Enhanced and controllable reflected group delay based on Tamm surface plasmons with Dirac semimetals

TL;DR

This paper demonstrates a theoretical method to enhance and actively control the reflected group delay in a multilayer structure using Tamm surface plasmons with Dirac semimetals, enabling tunable optical delay devices.

Contribution

It introduces a novel structure combining Dirac semimetals and photonic crystals to achieve tunable and enhanced reflected group delay via Tamm plasmons.

Findings

Significant negative and positive group delay can be achieved and switched.

Group delay is tunable through Fermi energy and relaxation time.
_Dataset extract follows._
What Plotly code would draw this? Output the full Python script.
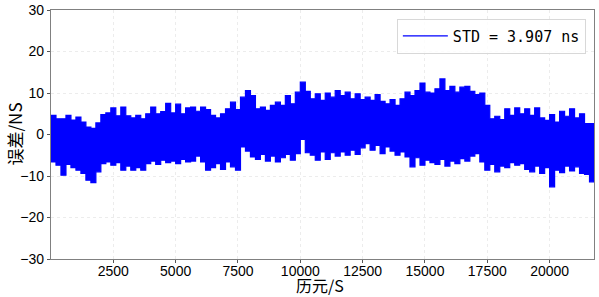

Potential applications in optical delay devices at middle infrared band.

Abstract

In this paper, the reflected group delay from a multilayer structure where Dirac semimetal is coated on one-dimensional photonic crystal (1D PC) separated by a spacer layer is investigated theoretically. It is shown that the group delayof reflected beam in this structure can be significant enhanced negatively and can be switched from negative to positive. The enhanced group delay originates from the steep phase change caused by the excitation of Tamm plasmons at the interface between the Dirac semimetal and spacer layer. It is clear that the positive and negative group delay can be actively tuned through the Fermi energy and the relaxation time of the Dirac semimetal. We believe this enhanced and tunable delay scheme is promising for fabricating optical delay devices and other applications at middle infrared band.